Most of the homes in my neighborhood are being rebuilt.  This is not to say that most people have returned.  From speaking to those we saw, laboring in the heat beside us to save what few possessions could be saved, fewer than 50% of the pre-Katrina residents will return.  Many had lost the jobs that allowed them to buy those coveted first homes.  Most recovered what they could, gutted and sold for whatever they could get to try to come out ahead of their mortgages.  Real estate speculation abounded in the first flush of rebuilding after Katrina.  The sad shell of our home sold in seven days on the market.  Many have been selling to refugees from other parishes who will not be allowed to return or rebuild the homes they lost, or cannot buy insurance south of the Lake.  Some still sit, as they did before the storm.  Boarded and untouched.  Rotting from the inside out.

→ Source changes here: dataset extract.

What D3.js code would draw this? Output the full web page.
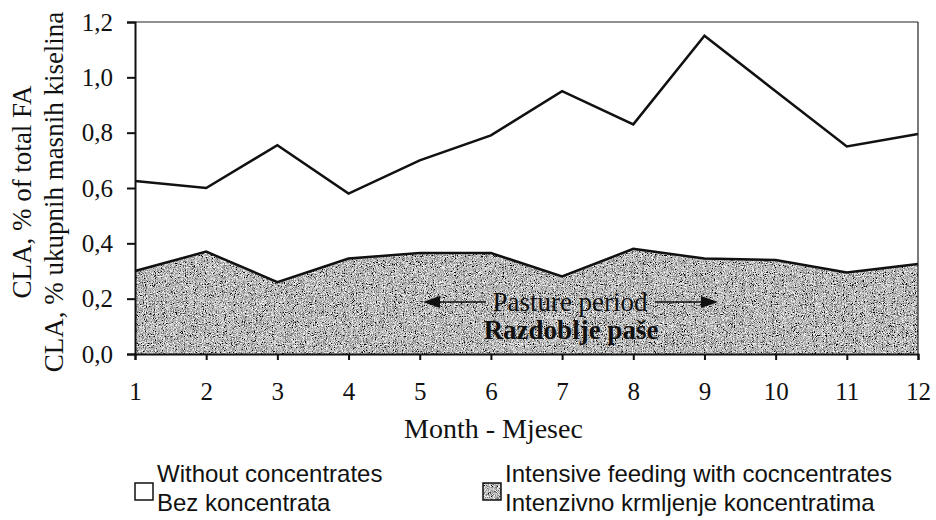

My neighborhood will be rebuilt, but it will never return.  What were formerly modest middle class homes, newly renovated and remodeled, are selling for 75% more than they had pre-Katrina.  The kind of people who walked my street with their dogs, chased their children and balanced coffee mugs in their cars on the way to work cannot afford these homes, with the attendant increase in insurance and tax.  I could not afford my home, if I still had a job to return home to.  The houses will look much as they did before the storm, freshly sided and roofed, with the red rescue X’s scrubbed clean and the death tallies gone.  But the shades of the faces that look out of the windows that once held “Help Us” signs will not be the same. 

Some tiny piece of the American Dream has been moved just a little bit further away.  It’s a slow tragedy, a quiet seeping of the floodwaters, and it just doesn’t sell newspapers.  

September 1st, 2006 at 11:41 am
4 Responses to “The forgotten Parish”
  1. 1
    Beth Says:

    I’m sorry for what you lost.

  2. 2
    Kitty Says:

    Wow.

  3. 3
    Linda Says:

    Hi, I am new to your blog, from Melbourne, Australia.

    I was so shocked and saddened to read your post. Of course, we heard in the news about Katrina, but not stories like these.

    It is almost haunting to hear what happened to your neighbourhood. I hope you are able to move on and find another home, another community that you will cherish as much as you obviously cherished this one.